There’s no such thing as a free lunch. We may not pay for it, but someone does. The same is true for everything politicians offer to get votes. Free education, free trash collection, free healthcare – none of those are really free. Either we pay for them in some way, or someone else pays for us. This is also true of the salvation offered in Christ.
Salvation is free, but it wasn’t cheap. We don’t buy our way in with either money or good works or sweat equity. No one earns salvation. “For by grace you have been saved through faith; and that not of yourselves, it is the gift of God; not as a result of works, so that no one may boast.” (Ephesians 2:8–9, NASB95) That free grace of God came through the cross of Jesus. Salvation is free, but it was bought with a terrible price.

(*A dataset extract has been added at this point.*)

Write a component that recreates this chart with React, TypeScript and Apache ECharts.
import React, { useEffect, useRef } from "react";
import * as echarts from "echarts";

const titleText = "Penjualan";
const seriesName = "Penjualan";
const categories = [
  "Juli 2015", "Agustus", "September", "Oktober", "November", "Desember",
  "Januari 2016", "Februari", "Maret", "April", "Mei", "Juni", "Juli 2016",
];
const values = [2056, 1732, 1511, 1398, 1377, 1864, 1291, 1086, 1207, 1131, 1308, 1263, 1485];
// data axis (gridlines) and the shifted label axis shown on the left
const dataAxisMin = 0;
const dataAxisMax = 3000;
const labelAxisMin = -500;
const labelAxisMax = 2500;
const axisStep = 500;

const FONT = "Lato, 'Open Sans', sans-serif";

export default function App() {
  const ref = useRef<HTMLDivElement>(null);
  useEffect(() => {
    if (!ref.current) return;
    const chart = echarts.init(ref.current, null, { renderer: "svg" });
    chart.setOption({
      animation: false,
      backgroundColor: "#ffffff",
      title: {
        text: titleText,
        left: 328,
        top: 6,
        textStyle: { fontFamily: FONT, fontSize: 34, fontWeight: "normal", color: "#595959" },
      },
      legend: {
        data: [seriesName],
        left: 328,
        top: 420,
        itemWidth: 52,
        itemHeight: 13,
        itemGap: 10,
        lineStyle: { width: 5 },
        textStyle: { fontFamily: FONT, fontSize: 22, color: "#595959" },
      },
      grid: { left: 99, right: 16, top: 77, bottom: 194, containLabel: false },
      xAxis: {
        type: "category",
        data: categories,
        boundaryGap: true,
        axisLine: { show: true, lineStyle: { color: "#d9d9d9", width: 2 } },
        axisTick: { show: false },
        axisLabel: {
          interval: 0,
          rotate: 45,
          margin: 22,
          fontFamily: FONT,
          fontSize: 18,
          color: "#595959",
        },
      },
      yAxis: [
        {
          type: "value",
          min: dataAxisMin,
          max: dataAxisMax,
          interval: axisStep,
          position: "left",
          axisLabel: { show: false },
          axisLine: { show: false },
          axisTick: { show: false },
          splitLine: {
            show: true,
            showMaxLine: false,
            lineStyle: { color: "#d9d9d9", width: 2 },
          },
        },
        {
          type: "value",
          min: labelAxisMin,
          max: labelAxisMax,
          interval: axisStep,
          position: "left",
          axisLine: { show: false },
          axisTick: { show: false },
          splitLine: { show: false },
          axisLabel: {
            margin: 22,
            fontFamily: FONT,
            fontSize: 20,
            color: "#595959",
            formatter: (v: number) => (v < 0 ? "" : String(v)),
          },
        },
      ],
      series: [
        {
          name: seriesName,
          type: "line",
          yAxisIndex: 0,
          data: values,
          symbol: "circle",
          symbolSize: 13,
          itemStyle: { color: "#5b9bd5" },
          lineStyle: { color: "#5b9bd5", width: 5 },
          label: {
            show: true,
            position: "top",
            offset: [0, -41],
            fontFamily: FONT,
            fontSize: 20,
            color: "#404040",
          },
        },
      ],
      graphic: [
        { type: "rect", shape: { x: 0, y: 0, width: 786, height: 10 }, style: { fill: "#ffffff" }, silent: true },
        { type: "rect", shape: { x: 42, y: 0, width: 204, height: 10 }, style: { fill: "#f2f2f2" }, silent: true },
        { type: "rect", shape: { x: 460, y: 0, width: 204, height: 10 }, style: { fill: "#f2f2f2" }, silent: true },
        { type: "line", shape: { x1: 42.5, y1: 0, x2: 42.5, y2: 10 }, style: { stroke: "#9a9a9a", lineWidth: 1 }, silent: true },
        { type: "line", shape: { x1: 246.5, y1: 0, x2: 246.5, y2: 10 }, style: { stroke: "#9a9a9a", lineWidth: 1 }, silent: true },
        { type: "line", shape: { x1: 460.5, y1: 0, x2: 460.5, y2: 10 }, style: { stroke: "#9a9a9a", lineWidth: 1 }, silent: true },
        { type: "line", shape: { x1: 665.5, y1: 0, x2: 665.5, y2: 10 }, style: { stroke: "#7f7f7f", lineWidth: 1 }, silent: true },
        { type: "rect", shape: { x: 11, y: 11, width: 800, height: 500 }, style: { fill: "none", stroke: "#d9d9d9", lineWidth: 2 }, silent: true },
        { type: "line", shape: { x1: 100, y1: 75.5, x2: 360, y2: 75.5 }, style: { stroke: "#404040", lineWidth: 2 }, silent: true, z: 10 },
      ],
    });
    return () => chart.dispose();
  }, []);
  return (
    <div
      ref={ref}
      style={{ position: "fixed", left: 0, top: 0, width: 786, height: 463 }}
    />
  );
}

Some have scoffed that since God knew Jesus would be raised again to life that “it wasn’t much of a sacrifice.” But consider this. When we consider the Trinity, we recognize that the unity and relationship between Father God and God the Son are eternal. Yet that which is inseparable became separate as God looked away as Jesus carried our sin and suffered our punishment. “About the ninth hour Jesus cried out with a loud voice, saying, “Eli, Eli, lama sabachthani?” that is, “My God, My God, why have You forsaken Me?”” (Matthew 27:46, NASB95) There is no way to express in limited and finite words the heartache and pain Jesus and God felt in that moment when the inseparable experienced death and separation.
No, salvation wasn’t and isn’t cheap, but it is free. Isaiah prophesied, “But He was pierced through for our transgressions, He was crushed for our iniquities; The chastening for our well-being fell upon Him, And by His scourging we are healed.” (Isaiah 53:5, NASB95)

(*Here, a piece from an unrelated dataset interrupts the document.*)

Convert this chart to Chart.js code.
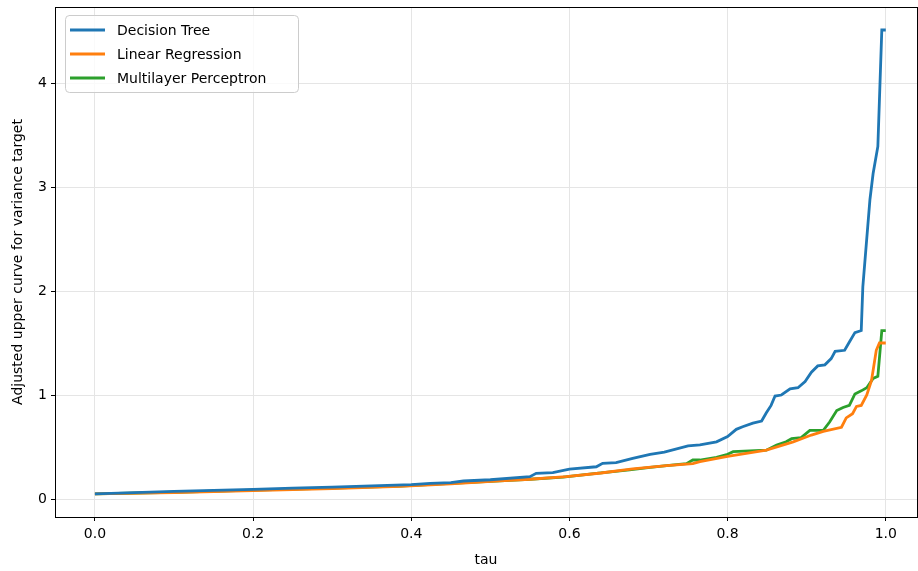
<!DOCTYPE html>
<html>
<head>
<meta charset="utf-8">
<script src="https://cdn.jsdelivr.net/npm/chart.js@4/dist/chart.umd.min.js"></script>
<style>
html,body{margin:0;padding:0;background:#fff;}
#wrap{width:918px;height:571px;}
</style>
</head>
<body>
<div id="wrap"><canvas id="c" width="918" height="571"></canvas></div>
<script>
const seriesNames = ["Decision Tree", "Linear Regression", "Multilayer Perceptron"];
const seriesColors = ["#1f77b4", "#ff7f0e", "#2ca02c"];

const dtTau = [0, 0.05, 0.1, 0.15, 0.2, 0.25, 0.3, 0.35, 0.4, 0.424, 0.45, 0.466, 0.5, 0.55, 0.558, 0.579, 0.6, 0.634, 0.642, 0.659, 0.68, 0.702, 0.72, 0.75, 0.765, 0.786, 0.8, 0.811, 0.819, 0.832, 0.843, 0.849, 0.855, 0.86, 0.868, 0.879, 0.889, 0.898, 0.906, 0.914, 0.923, 0.931, 0.936, 0.948, 0.954, 0.961, 0.969, 0.971, 0.98, 0.984, 0.99, 0.995, 1.0];
const dtVal = [0.05, 0.062, 0.073, 0.083, 0.093, 0.104, 0.115, 0.127, 0.138, 0.15, 0.158, 0.173, 0.185, 0.215, 0.247, 0.253, 0.288, 0.31, 0.343, 0.35, 0.39, 0.43, 0.45, 0.51, 0.52, 0.55, 0.6, 0.67, 0.695, 0.73, 0.75, 0.83, 0.9, 0.99, 1.0, 1.06, 1.07, 1.13, 1.22, 1.28, 1.29, 1.35, 1.42, 1.43, 1.51, 1.6, 1.62, 2.04, 2.88, 3.13, 3.39, 4.51, 4.51];

const lrTau = [0, 0.1, 0.2, 0.3, 0.386, 0.45, 0.512, 0.55, 0.596, 0.64, 0.68, 0.723, 0.756, 0.765, 0.8, 0.849, 0.883, 0.906, 0.921, 0.944, 0.95, 0.958, 0.963, 0.969, 0.976, 0.982, 0.988, 0.992, 1.0];
const lrVal = [0.05, 0.062, 0.082, 0.1, 0.122, 0.146, 0.175, 0.19, 0.215, 0.25, 0.29, 0.32, 0.34, 0.36, 0.41, 0.47, 0.55, 0.615, 0.65, 0.69, 0.78, 0.82, 0.89, 0.9, 1.0, 1.14, 1.43, 1.5, 1.5];

const mlpTau = [0, 0.1, 0.2, 0.3, 0.386, 0.45, 0.512, 0.55, 0.592, 0.634, 0.676, 0.702, 0.723, 0.748, 0.756, 0.765, 0.786, 0.8, 0.807, 0.849, 0.862, 0.874, 0.881, 0.893, 0.904, 0.921, 0.929, 0.938, 0.946, 0.954, 0.961, 0.969, 0.976, 0.984, 0.99, 0.995, 1.0];
const mlpVal = [0.05, 0.065, 0.085, 0.105, 0.125, 0.15, 0.175, 0.19, 0.21, 0.247, 0.28, 0.305, 0.322, 0.34, 0.375, 0.375, 0.4, 0.43, 0.455, 0.47, 0.52, 0.55, 0.58, 0.59, 0.66, 0.66, 0.74, 0.85, 0.88, 0.9, 1.01, 1.04, 1.07, 1.16, 1.18, 1.62, 1.62];

const xTicks = [0, 0.2, 0.4, 0.6, 0.8, 1.0];
const yTicks = [0, 1, 2, 3, 4];
const xLabel = "tau";
const yLabel = "Adjusted upper curve for variance target";

function pts(t, v) { return t.map((x, i) => ({x: x, y: v[i]})); }
const allTau = [dtTau, lrTau, mlpTau];
const allVal = [dtVal, lrVal, mlpVal];

const FONT = "'DejaVu Sans', sans-serif";

const framePlugin = {
  id: 'frame',
  afterDatasetsDraw(chart) {
    const {ctx, chartArea: a} = chart;
    ctx.save();
    ctx.strokeStyle = '#000';
    ctx.lineWidth = 1;
    ctx.strokeRect(Math.round(a.left) + 0.5, Math.round(a.top) + 0.5, Math.round(a.right - a.left), Math.round(a.bottom - a.top));
    // legend
    const lx = 65, ly = 15, lw = 233, lh = 77, r = 4;
    ctx.fillStyle = 'rgba(255,255,255,0.8)';
    ctx.strokeStyle = '#cccccc';
    ctx.beginPath();
    ctx.moveTo(lx + r, ly + 0.5);
    ctx.arcTo(lx + lw + 0.5, ly + 0.5, lx + lw + 0.5, ly + lh, r);
    ctx.arcTo(lx + lw + 0.5, ly + lh + 0.5, lx, ly + lh + 0.5, r);
    ctx.arcTo(lx + 0.5, ly + lh + 0.5, lx + 0.5, ly, r);
    ctx.arcTo(lx + 0.5, ly + 0.5, lx + lw, ly + 0.5, r);
    ctx.closePath();
    ctx.fill();
    ctx.stroke();
    ctx.font = "14px " + FONT;
    ctx.textBaseline = 'middle';
    ctx.textAlign = 'left';
    chart.data.datasets.forEach((ds, i) => {
      const y = 30 + i * 24;
      ctx.strokeStyle = ds.borderColor;
      ctx.lineWidth = 2.8;
      ctx.beginPath();
      ctx.moveTo(70, y);
      ctx.lineTo(105, y);
      ctx.stroke();
      ctx.fillStyle = '#000';
      ctx.fillText(ds.label, 117, y + 1);
    });
    ctx.restore();
  }
};

new Chart(document.getElementById('c'), {
  type: 'line',
  data: {
    datasets: seriesNames.map((n, i) => ({
      label: n,
      data: pts(allTau[i], allVal[i]),
      borderColor: seriesColors[i],
      backgroundColor: seriesColors[i],
      borderWidth: 2.8,
      pointRadius: 0,
      tension: 0,
      fill: false
    }))
  },
  options: {
    responsive: false,
    animation: false,
    devicePixelRatio: 1,
    layout: {padding: {top: 7, right: 1, left: 0, bottom: 0}},
    plugins: {legend: {display: false}, tooltip: {enabled: false}},
    scales: {
      x: {
        type: 'linear',
        min: -0.0505,
        max: 1.0395,
        afterFit: s => { s.height = 54; s.paddingLeft = 0; s.paddingRight = 0; },
        afterBuildTicks: s => { s.ticks = xTicks.map(v => ({value: v})); },
        ticks: {
          color: '#000', font: {family: FONT, size: 14}, padding: 5,
          maxRotation: 0, autoSkip: false,
          callback: v => Number(v).toFixed(1)
        },
        grid: {color: '#e5e5e5', lineWidth: 1, tickColor: '#000', tickLength: 4, drawTicks: true},
        border: {display: false},
        title: {display: true, text: xLabel, color: '#000', font: {family: FONT, size: 14}, padding: {top: 0, bottom: 2}}
      },
      y: {
        type: 'linear',
        min: -0.173,
        max: 4.731,
        afterFit: s => { s.width = 55; s.paddingTop = 0; s.paddingBottom = 0; },
        afterBuildTicks: s => { s.ticks = yTicks.map(v => ({value: v})); },
        ticks: {
          color: '#000', font: {family: FONT, size: 14}, padding: 4, autoSkip: false,
          callback: v => String(v)
        },
        grid: {color: '#e5e5e5', lineWidth: 1, tickColor: '#000', tickLength: 4},
        border: {display: false},
        title: {display: true, text: yLabel, color: '#000', font: {family: FONT, size: 14}, padding: {top: 10, bottom: 0}}
      }
    }
  },
  plugins: [framePlugin]
});
</script>
</body>
</html>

But in a sense, while salvation in Christ is free, it also “costs” us something. Salvation “costs” us our brokenness, our sinful habits, our self-centeredness, our pride – in fact, it “costs” us our lives. Not that we sacrifice ourselves to gain God’s favor but that we exchange our old life for a new life in Him. Paul wrote, “Therefore we have been buried with Him through baptism into death, so that as Christ was raised from the dead through the glory of the Father, so we too might walk in newness of life.” (Romans 6:4, NASB95) Some have rightly called this the “Great Exchange.” We give God our junk; He gives us more than we can possibly imagine.
And here we enter a bit of a quandary. When we turn our lives over to Christ and receive His forgiveness, we are fully saved. We are no more saved at the moment of our last breath, then we are at the moment when we first accept Christ. And yet, as we grow in Christ, we do (and should) more fully walk into that salvation. My attitudes, desires, intentions, sin-habits, life choices, and world view have changed greatly since that first day, and they continue to do so. Call that the true fruit of repentance. Not that we are completely pure from sin, but that we turn from it and towards Jesus whenever we see it.
Salvation is free, but we still need to work it out. To grow into it. Paul wrote, “So then, my beloved, just as you have always obeyed, not as in my presence only, but now much more in my absence, work out your salvation with fear and trembling; for it is God who is at work in you, both to will and to work for His good pleasure.” (Philippians 2:12–13, NASB95) We are fully saved, yet every day our salvation in Christ should become more real in every corner of our lives.